Le 18 février, lorsque cette hypothèse a été évoquée dans un conseil d’administration en présence d’Alain Beretz, le président de Strasbourg, et de son vice-président Michel Deneken, le Strasbourgeois n’a pas fermé la porte, même s’il était peu enthousiasmé par cette possibilité. Selon un compte-rendu de la séance que Le Monde s’est procuré, Alain Beretz a été très clair : “Il ne faut pas trouver refuge dans cette solution (…) Etre innovant statutairement n’apporte rien. A terme, la structure unique est la seule viable mais elle ne peut pas être mise en œuvre dans le prochain quinquennal en raison des délais trop courts. Le rattachement demande une volonté plus forte pour mettre en œuvre des coopérations (…) Il faut un rattachement de conviction.
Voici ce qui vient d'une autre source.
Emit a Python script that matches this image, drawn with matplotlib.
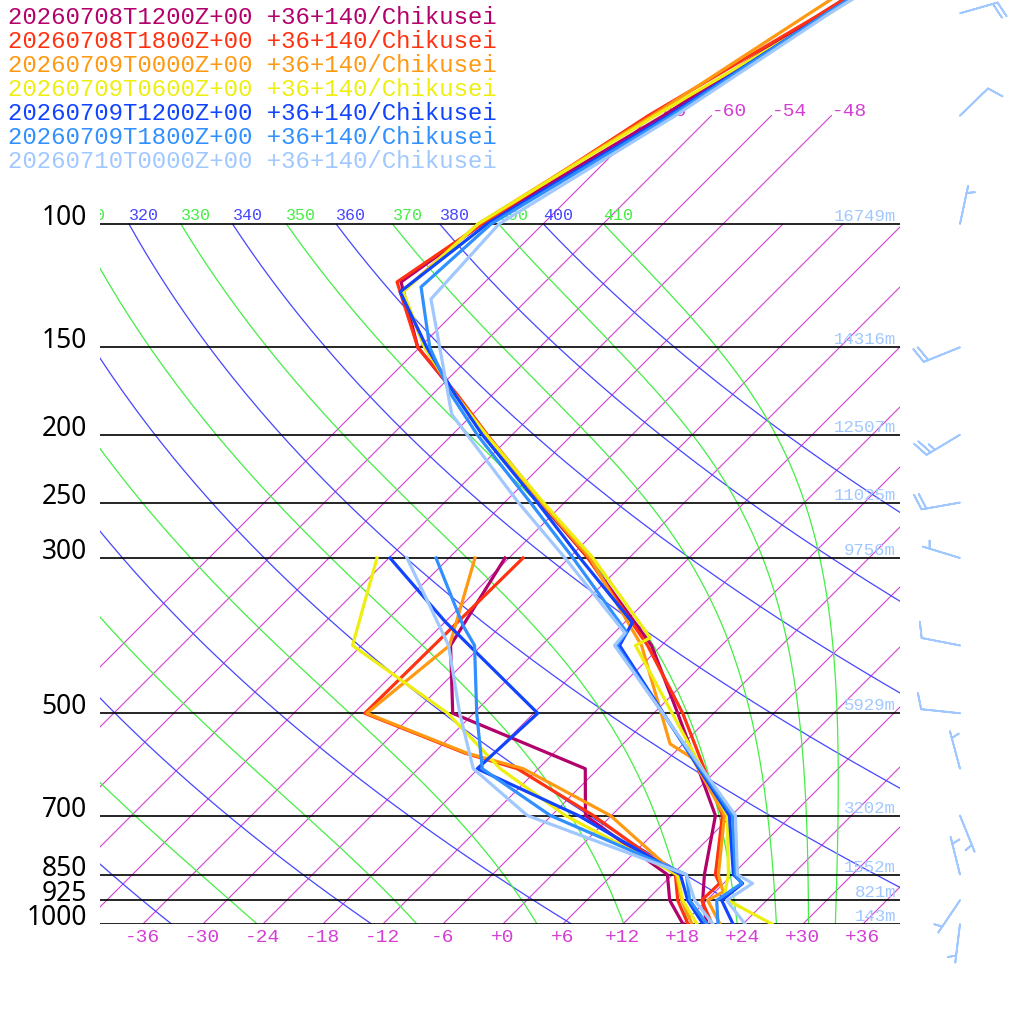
import numpy as np
import matplotlib
matplotlib.use('Agg')
import matplotlib.pyplot as plt
from matplotlib.transforms import offset_copy

# model runs in the legend, oldest first
RUNS = ['20260708T1200Z+00', '20260708T1800Z+00', '20260709T0000Z+00', '20260709T0600Z+00',
        '20260709T1200Z+00', '20260709T1800Z+00', '20260710T0000Z+00']
PLACE = '+36+140/Chikusei'

# temperature profiles: pressure (hPa) and temperature (degC), one list per run
TEMP_P = [
    [30, 50, 70, 100, 121, 150, 175, 200, 250, 300, 400, 500, 600, 700, 850, 925, 1000],
    [30, 50, 70, 100, 121, 150, 175, 200, 250, 300, 400, 500, 600, 700, 850, 875, 925, 1000],
    [30, 50, 70, 100, 125, 150, 175, 200, 250, 300, 400, 553, 579, 700, 850, 900, 925, 1000],
    [30, 50, 70, 100, 125, 150, 175, 200, 250, 300, 390, 400, 700, 850, 900, 925, 1000],
    [30, 50, 70, 100, 125, 150, 175, 200, 250, 300, 371, 400, 700, 850, 875, 925, 1000],
    [30, 50, 70, 100, 123, 150, 175, 200, 250, 300, 383, 400, 700, 850, 875, 925, 1000],
    [30, 50, 70, 100, 128, 150, 187, 250, 300, 384, 400, 700, 850, 875, 925, 1000],
]
TEMP_C = [
    [-50.0, -59.2, -64.8, -72.1, -74.4, -66.2, -57.7, -50.7, -38.4, -28.1, -13.0, -3.6, 4.0, 10.4, 15.2, 17.6, 20.4],
    [-50.0, -59.2, -66.3, -72.1, -74.8, -66.2, -57.6, -50.5, -38.2, -28.1, -13.4, -3.1, 4.6, 11.1, 16.3, 17.6, 17.5, 20.9],
    [-52.0, -60.4, -65.9, -72.5, -73.3, -65.5, -57.8, -50.7, -38.3, -27.9, -14.0, -1.3, 2.3, 11.3, 16.6, 18.8, 18.1, 21.7],
    [-49.0, -58.4, -65.6, -72.5, -73.2, -65.5, -57.8, -50.6, -38.1, -27.6, -13.9, -14.6, 11.6, 17.6, 19.0, 20.1, 26.9],
    [-49.4, -58.7, -64.3, -71.6, -73.5, -65.3, -57.8, -51.0, -38.7, -28.9, -17.2, -16.2, 11.8, 18.1, 19.9, 19.5, 23.0],
    [-49.4, -58.7, -64.0, -71.2, -71.9, -65.0, -58.2, -51.5, -39.4, -29.6, -16.8, -16.5, 12.1, 18.3, 19.8, 19.0, 21.5],
    [-49.0, -58.4, -63.6, -70.4, -69.7, -64.0, -56.1, -40.6, -30.4, -16.9, -16.7, 12.4, 18.5, 20.9, 20.0, 24.2],
]

# dew point profiles below 300 hPa
DEW_P = [
    [300, 400, 500, 600, 700, 850, 925, 1000],
    [300, 500, 570, 600, 700, 850, 925, 1000],
    [300, 400, 500, 570, 600, 700, 850, 925, 1000],
    [300, 400, 500, 600, 700, 850, 925, 1000],
    [300, 370, 500, 600, 700, 850, 925, 1000],
    [300, 375, 400, 500, 600, 700, 850, 925, 1000],
    [300, 400, 500, 600, 700, 850, 925, 1000],
]
DEW_C = [
    [-36.4, -33.1, -26.1, -7.3, -2.6, 11.5, 14.3, 18.0],
    [-34.6, -34.9, -20.9, -14.1, -1.8, 12.3, 15.1, 18.5],
    [-39.4, -33.2, -34.7, -20.7, -13.5, -0.1, 12.4, 15.5, 18.9],
    [-49.2, -42.9, -26.6, -15.8, -4.6, 12.5, 15.6, 19.4],
    [-47.9, -36.0, -17.6, -18.1, -3.3, 12.8, 16.1, 20.0],
    [-43.3, -33.8, -30.7, -23.7, -17.6, -6.1, 13.4, 16.3, 20.4],
    [-46.2, -33.3, -25.4, -18.5, -8.4, 13.4, 16.8, 21.0],
]

# isobars with geopotential height of the last run
LEVELS = [100, 150, 200, 250, 300, 500, 700, 850, 925, 1000]
HEIGHTS = [16749, 14316, 12507, 11025, 9756, 5929, 3202, 1552, 821, 143]

# wind of the last run
WIND_P = [50, 70, 100, 150, 200, 250, 300, 400, 500, 600, 700, 850, 925, 1000]
WIND_DIR = [74, 46, 12, 248, 239, 260, 287, 281, 276, 345, 158, 346, 214, 187]
WIND_KT = [20, 10, 5, 20, 25, 20, 5, 10, 10, 5, 5, 5, 5, 5]

COLORS = ['#b3006b', '#ff3311', '#ff9911', '#eeee11', '#1144ff', '#3090ff', '#a0c8ff']
MAGENTA = '#d23fd2'
BLUE = '#4646ff'
GREEN = '#44ee44'
MONO = 'Liberation Mono'

SKEW = 30.4
X_LEFT, X_RIGHT = -40.3, 39.7
P_TOP = 1000 * np.exp(-924 / 304)


def skew(t, p):
    return np.asarray(t, float) + SKEW * np.log(1000.0 / np.asarray(p, float))


def sat_mix(tk, p):
    es = 6.112 * np.exp(17.67 * (tk - 273.15) / (tk - 29.65))
    return 0.622 * es / (p - es)


def moist_rate(tk, p):
    rs = sat_mix(tk, p)
    return (287.04 * tk + 2.501e6 * rs) / (1005.7 + 2.501e6 ** 2 * rs * 0.622 / (287.04 * tk ** 2)) / p


def moist_adiabat(theta_e, ps):
    lo, hi = 200.0, 330.0
    for _ in range(60):
        mid = (lo + hi) / 2
        r = sat_mix(mid, 1000.0) * 1000
        te = mid * np.exp((3.376 / mid - 0.00254) * r * (1 + 0.00081 * r))
        if te > theta_e:
            hi = mid
        else:
            lo = mid
    t = (lo + hi) / 2
    out = [t]
    for p0, p1 in zip(ps[:-1], ps[1:]):
        h = p1 - p0
        k1 = moist_rate(t, p0)
        k2 = moist_rate(t + h * k1 / 2, p0 + h / 2)
        k3 = moist_rate(t + h * k2 / 2, p0 + h / 2)
        k4 = moist_rate(t + h * k3, p1)
        t = t + h * (k1 + 2 * k2 + 2 * k3 + k4) / 6
        out.append(t)
    return np.array(out) - 273.15


fig = plt.figure(figsize=(10.24, 10.24), dpi=100)
ax = fig.add_axes([100 / 1024, 100 / 1024, 800 / 1024, 924 / 1024])
ax.set_yscale('log')
ax.set_ylim(1000, P_TOP)
ax.set_xlim(X_LEFT, X_RIGHT)
ax.axis('off')


def off(dx, dy):
    return offset_copy(ax.transData, fig=fig, x=dx, y=dy, units='dots')


# isotherms, the coldest ones run up to 70 hPa with a label at the top
for t in range(-66, 37, 6):
    top = 70 if t <= -48 else 100
    ax.plot(skew([t, t], [1000, top]), [1000, top], color=MAGENTA, lw=0.8, zorder=1)
    if top == 70:
        ax.text(skew(t, 70), 70, f'{t:d}', color=MAGENTA, fontsize=14, family=MONO,
                ha='left', va='baseline', zorder=2)
    if t >= -36:
        ax.text(t, 1000, f'{t:+d}', color=MAGENTA, fontsize=14, family=MONO,
                ha='center', va='center', transform=off(0, -13), clip_on=False)

# dry adiabats (blue) and pseudo adiabats (green), labelled at 100 hPa
ps = np.linspace(1000, 100, 181)
for th in range(240, 401, 20):
    tc = th * (ps / 1000) ** 0.2857 - 273.15
    ax.plot(skew(tc, ps), ps, color=BLUE, lw=0.9, zorder=1)
    x100 = skew(tc[-1], 100)
    if x100 > X_LEFT - 3:
        ax.text(x100, 100, str(th), color=BLUE, fontsize=12, family=MONO,
                ha='left', va='baseline', transform=off(0, 4), clip_on=True, zorder=2)
for th in range(250, 411, 20):
    tc = moist_adiabat(th, ps)
    ax.plot(skew(tc, ps), ps, color=GREEN, lw=0.9, zorder=1)
    x100 = skew(tc[-1], 100)
    if x100 > X_LEFT - 3:
        ax.text(x100, 100, str(th), color=GREEN, fontsize=12, family=MONO,
                ha='left', va='baseline', transform=off(0, 4), clip_on=True, zorder=2)

# isobars, pressure and height labels
ax.hlines(LEVELS, X_LEFT, X_RIGHT, color='black', lw=1.2, zorder=1.5)
for p, h in zip(LEVELS, HEIGHTS):
    ax.text(-41.6, p, str(p), color='black', fontsize=19, family='Noto Sans',
            ha='right', va='baseline', transform=off(0, -1), clip_on=False)
    ax.text(39.3, p, f'{h}m', color=COLORS[-1], fontsize=12.5, family=MONO,
            ha='right', va='baseline', transform=off(0, 3), zorder=2)

# profiles, temperature and dew point per run
for i in range(len(RUNS)):
    ax.plot(skew(TEMP_C[i], TEMP_P[i]), TEMP_P[i], color=COLORS[i], lw=2.3, zorder=3 + i * 0.1)
    ax.plot(skew(DEW_C[i], DEW_P[i]), DEW_P[i], color=COLORS[i], lw=2.3, zorder=3 + i * 0.1)

# wind barbs of the last run
wd = np.radians(WIND_DIR)
ws = np.array(WIND_KT, float)
u = -ws * np.sin(wd)
v = -ws * np.cos(wd)
ax.barbs(np.full(len(WIND_P), 45.7), WIND_P, u, v, length=7.5, color=COLORS[-1],
         linewidth=1.3, clip_on=False, zorder=4)

# legend
for i, run in enumerate(RUNS):
    fig.text(8 / 1024, 1 - (17 + 24 * i) / 1024, f'{run} {PLACE}', color=COLORS[i],
             fontsize=17.3, family=MONO, ha='left', va='center')

fig.savefig('out.png', dpi=100)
Bref, Strasbourg défend l’idée d’une fusion, à ses conditions. Alain Beretz ne veut pas, par exemple, abandonner le nom d’”université de Strasbourg”, une “marque” universitaire connue à travers le monde. “Aucune université ne porte de nom de région”, a insisté le président d’un établissement membre de la LERU, le groupe des plus grandes universités européennes de recherche - avec Cambridge, Oxford ou la LMU de Munich… En un mot, il rejette le nom d’université d’Alsace, à l’instar du choix fait en Lorraine. Mulhouse deviendrait dans son esprit un “campus de l’université de Strasbourg”. Ce choix est, et c’est un euphémisme, mal vécu par les universitaires mulhousiens.
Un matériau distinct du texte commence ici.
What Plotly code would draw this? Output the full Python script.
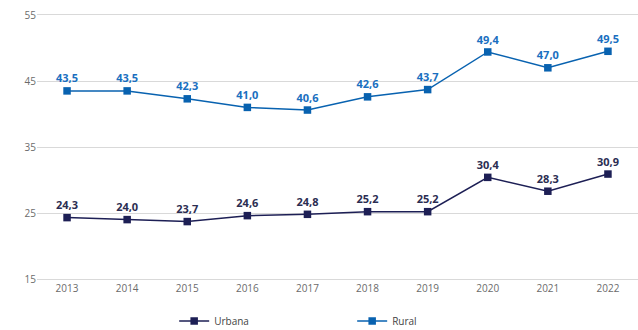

Mulhouse paie l’addition de l’attentisme

Dans un communiqué suivant le CA du 15 mars, Alain Brillard a présenté la position de son établissement : “La proposition du président de l’université de Strasbourg Alain Beretz et du premier vice-président Michel Deneken, exprimée notamment au cours de la séance du conseil d’administration du 18 février 2011, a été examinée par les instances de l’université de Mulhouse. En résumé, elle consiste à fusionner l’université de Mulhouse au sein de l’université de Strasbourg, sous la forme d’un campus. Par ailleurs, il n’est pas envisagé de modifier les instances de gouvernance que l’université de Strasbourg a mises en place. Ceci a pour conséquence que l’université de Mulhouse ne sera certainement pas représentée dans les organes de gouvernance de l’ensemble fusionné, compte tenu des règles électorales s’appliquant aux universités. Dès lors, la fusion s’apparente plutôt à une “absorption”". Un scénario alternatif de rattachement a donc été proposé.
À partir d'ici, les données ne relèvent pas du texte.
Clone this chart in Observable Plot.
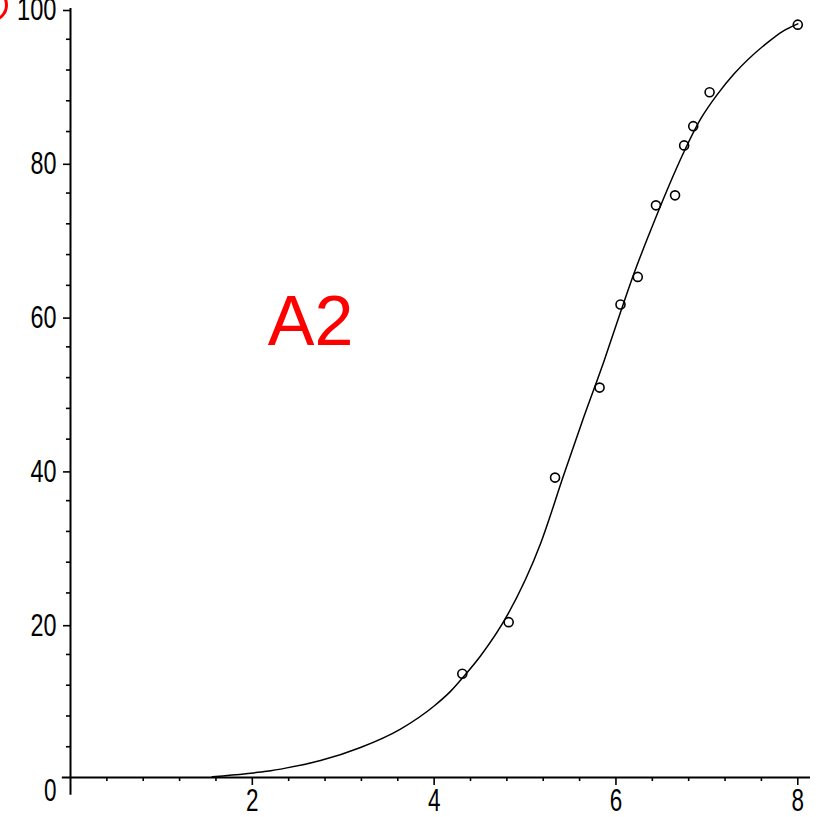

Réagissant dans L’Alsace à la proposition ferme de rattachement à l’UdS, Michel Deneken estime que la formule du rattachement est obligatoirement “une mesure transitoire vers autre chose. Plus qu’une fédération en tout cas. (…) Nous voudrions, à terme, qu’il n’y ait qu’un seul établissement”, tout en insistant sur le fait qu’“il ne s’agit pas de faire quoi que ce soit de manière autoritaire : on n’a pas intérêt à chambouler le terrain mulhousien.” Selon le prêtre - et oui, Strasbourg est la seule université publique, concordat oblige, à posséder une faculté de théologie catholique -, plusieurs hypothèses sont envisageables : faire de Mulhouse un “pôle de proximité développant davantage les formations au niveau licence” (en clair un collège universitaire) ou “au contraire, un site privilégiant des niches d’excellences” (une solution plus valorisante, mais qui entraînera des suppressions de filières à Mulhouse)…Le conseil d’administration de l’université de Strasbourg doit se prononcer avant le 30 mai.

Cependant, si l’attitude strasbourgeoise est si rigide et dure vis-à-vis de Mulhouse, c’est aussi que cette dernière a, pendant longtemps, tergiversé, repoussant toute décision stratégique. Aujourd’hui, elle paie l’addition de l’attentisme.